Suppose we change the softmax function so the output activations are given by
a^L_j = \frac{e^{cz^L_j}}{\sum_k e^{cz^L_k}}
where c is a positive constant. Note that c=1 corresponds to the standard softmax function. But if we use a different value of c we get a different function, which is nonetheless qualitatively rather similar to the softmax. In particular, show that the output activations form a probability distribution, just as for the usual softmax. Suppose we allow c to become large, i.e., c→∞. What is the limiting value for the output activations a^L_j? After solving this problem it should be clear to you why we think of the c=1 function as a “softened” version of the maximum function. This is the origin of the term “softmax”.
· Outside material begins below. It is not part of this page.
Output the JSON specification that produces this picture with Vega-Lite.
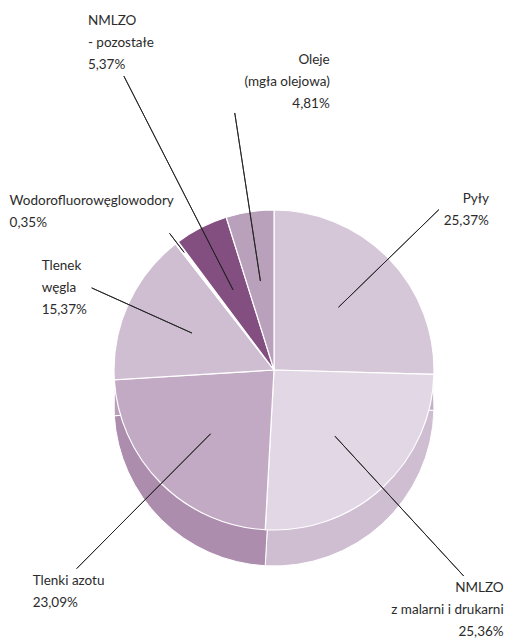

To show that the output activations form a pdf, we need to show that each activation is a positive number, and that the sum of all activations is 1.
- From the formula, it is clear that all activations are positive, since the exponential function is positive.
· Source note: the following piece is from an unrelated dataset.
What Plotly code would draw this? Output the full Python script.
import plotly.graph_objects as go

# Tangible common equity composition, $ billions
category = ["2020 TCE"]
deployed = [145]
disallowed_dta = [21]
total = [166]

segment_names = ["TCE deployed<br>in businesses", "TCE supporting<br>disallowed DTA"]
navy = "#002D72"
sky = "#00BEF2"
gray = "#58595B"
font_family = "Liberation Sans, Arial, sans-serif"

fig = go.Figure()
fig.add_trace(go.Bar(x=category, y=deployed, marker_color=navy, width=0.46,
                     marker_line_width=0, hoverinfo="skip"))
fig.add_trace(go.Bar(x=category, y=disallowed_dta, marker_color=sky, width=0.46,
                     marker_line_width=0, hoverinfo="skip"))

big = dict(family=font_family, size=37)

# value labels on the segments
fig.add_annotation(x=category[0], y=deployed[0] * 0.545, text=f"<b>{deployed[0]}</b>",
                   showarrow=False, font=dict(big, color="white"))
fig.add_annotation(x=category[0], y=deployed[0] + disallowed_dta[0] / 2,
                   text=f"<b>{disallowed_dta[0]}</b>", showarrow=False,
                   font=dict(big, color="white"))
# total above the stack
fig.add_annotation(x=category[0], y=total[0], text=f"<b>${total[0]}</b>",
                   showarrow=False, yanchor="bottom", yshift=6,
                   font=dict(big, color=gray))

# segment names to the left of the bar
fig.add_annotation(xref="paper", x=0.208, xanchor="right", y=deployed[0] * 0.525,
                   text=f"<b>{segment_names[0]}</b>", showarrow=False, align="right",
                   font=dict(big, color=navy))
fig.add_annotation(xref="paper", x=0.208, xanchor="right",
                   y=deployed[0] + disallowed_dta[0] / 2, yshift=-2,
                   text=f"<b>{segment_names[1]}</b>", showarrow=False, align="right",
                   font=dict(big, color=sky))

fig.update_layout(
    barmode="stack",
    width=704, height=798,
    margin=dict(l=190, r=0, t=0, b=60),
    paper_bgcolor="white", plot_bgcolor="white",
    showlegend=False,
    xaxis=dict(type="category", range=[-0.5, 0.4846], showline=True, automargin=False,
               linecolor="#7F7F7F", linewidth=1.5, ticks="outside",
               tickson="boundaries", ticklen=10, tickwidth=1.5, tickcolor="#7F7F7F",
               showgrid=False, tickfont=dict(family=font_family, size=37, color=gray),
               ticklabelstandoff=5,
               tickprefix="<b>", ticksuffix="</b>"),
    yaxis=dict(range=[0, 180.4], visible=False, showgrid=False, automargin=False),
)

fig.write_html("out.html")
- Let’s compute \sum a_j: \sum_j a_j = \sum_j \frac{e^{c z_j}}{\sum_k e^{c z_k}} = \frac{\sum_j e^{c z_j}}{\sum_k e^{c z_k}} = 1. This is true regardless of the value of c.
Now, let’s see what happens when c becomes large. As c \to \infty, the term e^{c z_j} will dominate the sum in the denominator for the largest value of z_j. Let’s denote z_{max} = \max_j z_j. Then, as c \to \infty, we have: a_j = \frac{e^{c z_j}}{\sum_k e^{c z_k}} \approx \frac{e^{c z_j}}{e^{c z_{max}}} = e^{c (z_j - z_{max})}. If z_j < z_{max}, then z_j - z_{max} < 0, and as c \to \infty, e^{c (z_j - z_{max})} \to 0. If z_j = z_{max}, then z_j - z_{max} = 0, and e^{c (z_j - z_{max})} = 1. Therefore, in the limit as c \to \infty, we have: a_j \to \begin{cases} 1 & \text{if } z_j = z_{max} \\ 0 & \text{if } z_j < z_{max} \end{cases}
This means that as c becomes large, the output activations will approach a one-hot encoding of the index of the maximum z_j. In other words, the output will be 1 for the index corresponding to the largest z_j, and 0 for all other indices. This is why we think of the softmax function as a “softened” version of the maximum function: it produces a probability distribution that is more spread out than a one-hot encoding, but as we increase c, it becomes more and more similar to a one-hot encoding.
Show the code
z = np.array([0.1, 0.5, 0.9, 0.2, 0.05,
0.3, 0.8, 0.1, 0.0, 0.2 ])
z
fig, ax = plt.subplots(1, 5, figsize=(10, 2), sharey=True)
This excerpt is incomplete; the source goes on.